No potential conflict surfaces, so you complete your notice of appointment form with nothing to disclose, and the case moves forward. After you issue the award, however, the losing party’s counsel sends you a letter requesting information regarding the payments your law firm received from the parent company of the prevailing party. After you ask your billing company to send you that information, you learn that the prevailing party’s parent company is a long-term client of the firm, with billings of more than $250,000 over the last five years.
What did your partners do to check conflicts when you sent around that email? Did you receive affirmative responses from each of them that conflicts had cleared? Hmmm . . . maybe you received an out-of-office message from one partner and did not follow up? Did you resend the email to your partners to check again for conflicts midway through the case, after you learned that a parent company was involved? Was sending the email around to your partners the best way to check for firm conflicts in the first place? Most important, did you fulfill your ethical obligations to check for potential conflicts – and is your award now in jeopardy of being vacated?
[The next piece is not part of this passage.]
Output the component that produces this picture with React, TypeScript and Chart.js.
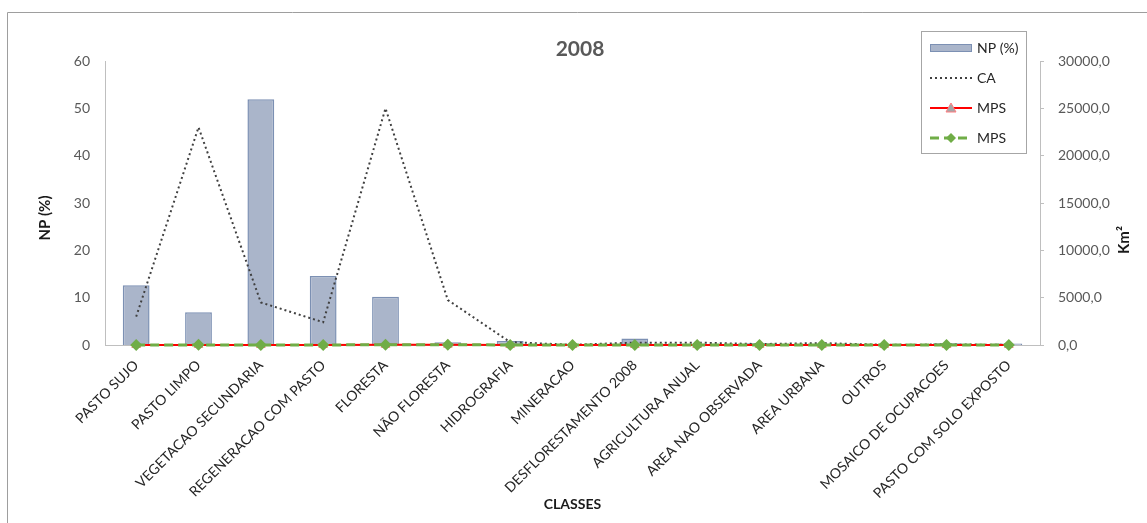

The Code of Ethics for Arbitrators in Commercial Disputes, effective March 1, 2004, (the Code) provides in Canon II(B) that: “[p]ersons who are requested to accept appointment as arbitrators should make a reasonable effort to inform themselves of any interests or relationships described in [the Code].” Some Circuit courts have also found this concept to exist within the Federal Arbitration Act Section 10(a)(2), the standard of evident partiality. However, court decisions make clear that whatever the Code means by “making a reasonable effort” to inform oneself under the Code, that is a greater burden than what is required pursuant to FAA 10(a)(2). So there are two separate levels of inquiry: whether a court might vacate an award pursuant to FAA 10(a)(2), and whether an arbitrator fulfilled his or her ethical obligation pursuant to the Code.